Cergorach said:
Am i the only one that can imagine a furrball from hell that drops from the rafters on your head, first scratching out your eyes and then ripping open your juggular? I'm not talking about a kitten or a fat overfed pussycat from todays society, i'm talking about the lean mean 'house' cats that were in medieval villages, the kind that had to hunt to survive...
You are the only one. There are millions of house cats world wide and I cannot find a single case of a house cat killing a human being.
Although making the argument that house cats are effective man-killers warms my heart.
Cergorach said:
Most cats and dogs don't have a kill mentality, they have a play mentality. The 20lb. 'house' dogs that are trained to kill tend to bite humans and that gets them killed fast, so very few owners train their dog that way, most treat their pets as living stuffed animals.

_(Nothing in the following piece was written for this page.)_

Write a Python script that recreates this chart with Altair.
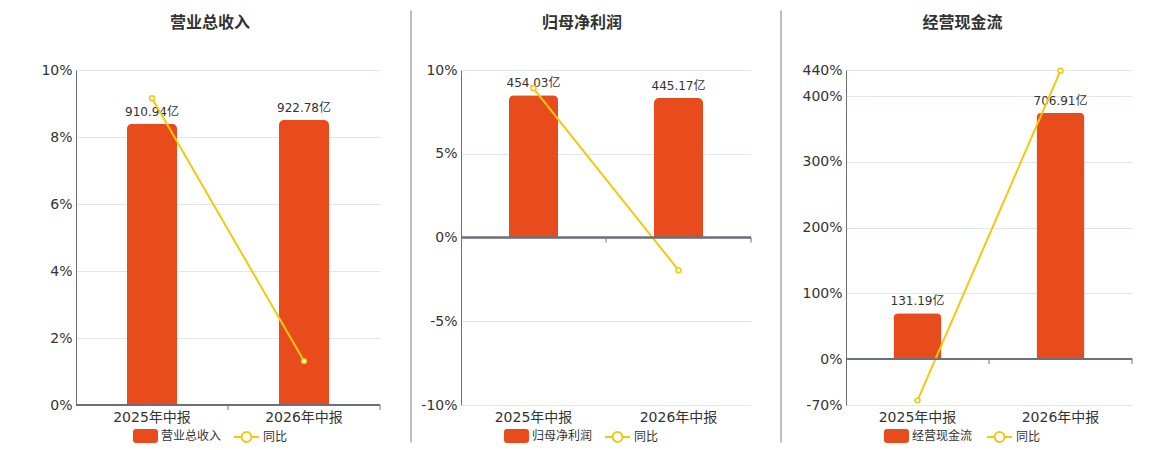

Feral cats do. And they do attack people, however I cannot find a single case of a feral house cat killing a human being.
Cergorach said:
I read the mentioned article, it was an eye opener. Not because it professed some truth about how Albert is a 5th level character, but because it shifted the D&D scope and made it believable. If level one through five is the human condition and level six is or aproaches demigod status (Hercules for example), that gives a whole new perspective on monsters and high level play. High CR monsters would be extremely rare and so would high level magic (very few could even produce a fireball), it doesn't stroke with what the 3E and 3.5E coor books tell us about level distribution, but i find it very interesting.

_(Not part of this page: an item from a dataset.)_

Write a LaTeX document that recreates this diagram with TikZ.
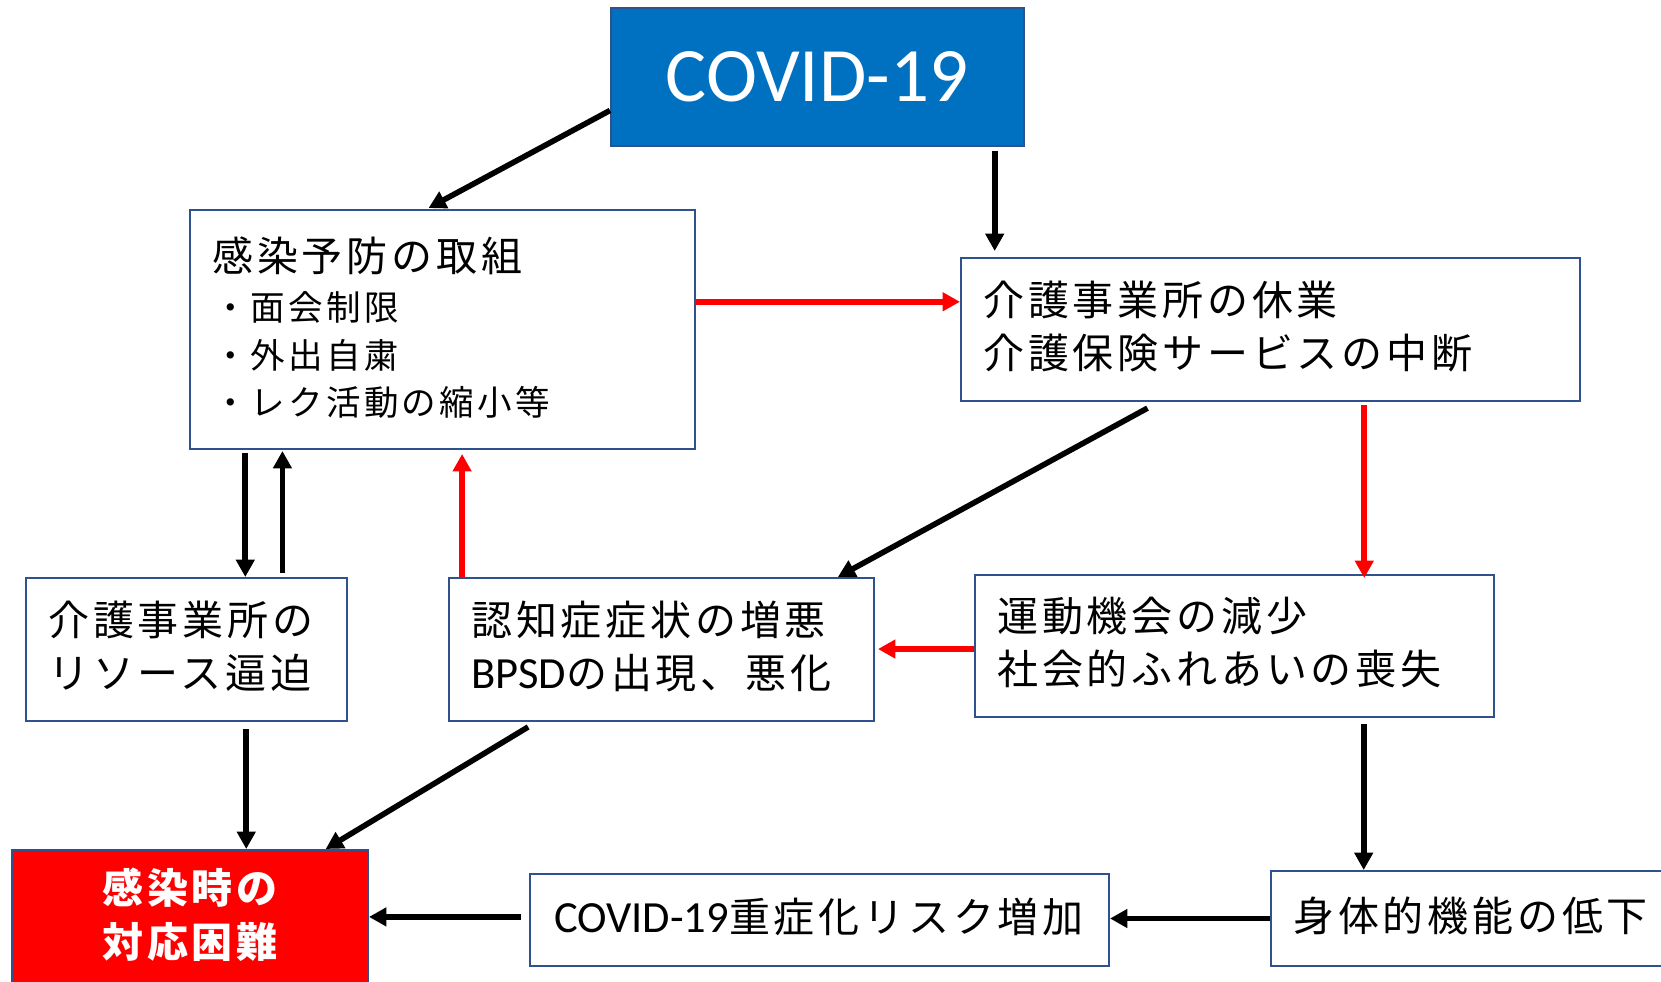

I read the article and use the animal standard. Anyone with any contact with animals seem to be at least 5th level. Matadors get hit, people running with the bulls, rodeo clowns all are at lest 5th level according to the rules. Nah, Bow hunters (my friend's brother takes down bears with one shot) and knife hunters (people like my cousin he hunts boars with knives) seem to be 5th+ level under the rules.
On Herc...
Let's see... he fought the Nemean Lion let's call it a dire lion at CR 5, 9 or 17. If you think Herc fought a standard dire lion, CR 5, So to defeat it he needed to be at least 5th+ level. He choked it to death, so he was a monk (pankration). The wuss Herc could be CR5, but going after it solo... more like 7th+ level. But if the lion was a advanced dire lion, herc might be 19th+ level. If it was legendary... yow.
The Lernean Hydra, a nine headed critter. CR 8, ah, but it had poison... so CR 9? Ah, but he had a torch bearer to assist him. So Level 10th maybe.
Cerberus he wrestled into submission. Does anyone have the CR for Cerberus? I suspect it's pretty high...
You see the weakness of the article is combat.
Cergorach said:
I don't think that capping at 5th level is very a good idea unless you intend to run a very gritty campaign where the PCs never rise above the masses. Imagine that a level 10 character is to Einstein what Einstein is to us (assuming everyone here is 1st level).
No, not quite. Not in combat. In skills yes, in combat no.